The works I choreograph for my dance company, Carrie Ahern Dance, bring both performers and audience into an intimate communal space where being vulnerable and uncomfortable can spark both possibility and new perspectives.
This is why supporting "If You Knew Me" feels like a natural extension of what I have spent my life devoted to.
My current multi-year project, "Sex Status", focusing on women in their quotidian and sexual lives and how they overlap, is performed for the public in a series of private homes and was featured by The New York Times.
Part I (performed in 2018 &2019) was a jumping off from Simone de Beauvoir's feminist masterpiece "The Second Sex"; Part II (2022 &2023) looked at how women use and receive language during the act of sex; Part III (in development) investigates how religion affects women in their sexual lives.
I spent 2014-2017 developing performance work around currency, value, and alternative economies with choreographer Andrea Haenggi as well as writer/journalist Rob Neuwirth for "1067 PacificPeople", a DIY art space in a former mechanic's garage in Crown Heights, Brooklyn. A couple featured performances were "The Pop-up Gesture Store", a store where experiences not objects were sold and "Pickpocket Dance Party" with a DJ and a pickpocketing tutorial.
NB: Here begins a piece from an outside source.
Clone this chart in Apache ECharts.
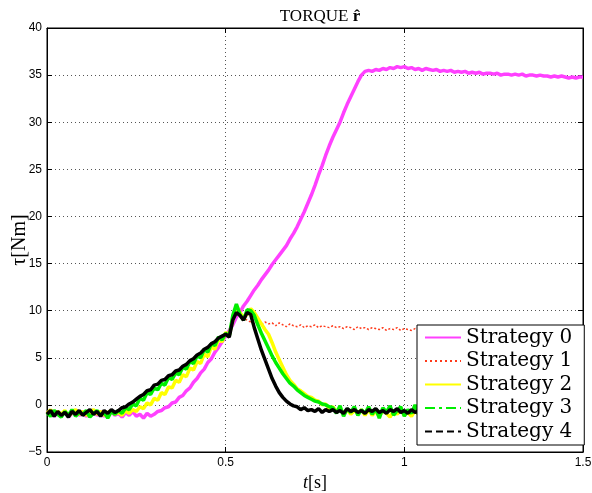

For my multi-year project about modern death (2011-2016), I learned to hunt, butcher, and slaughter animals to learn more about the animals we consume and worked as a hospice volunteer. This research evolved into "Borrowed Prey", a series of public projects ranging from site-specific performances in a butcher shop to a workshop-structured experience, "The Art of Burial", that invites participants to explore their individual fantasy burial scenarios.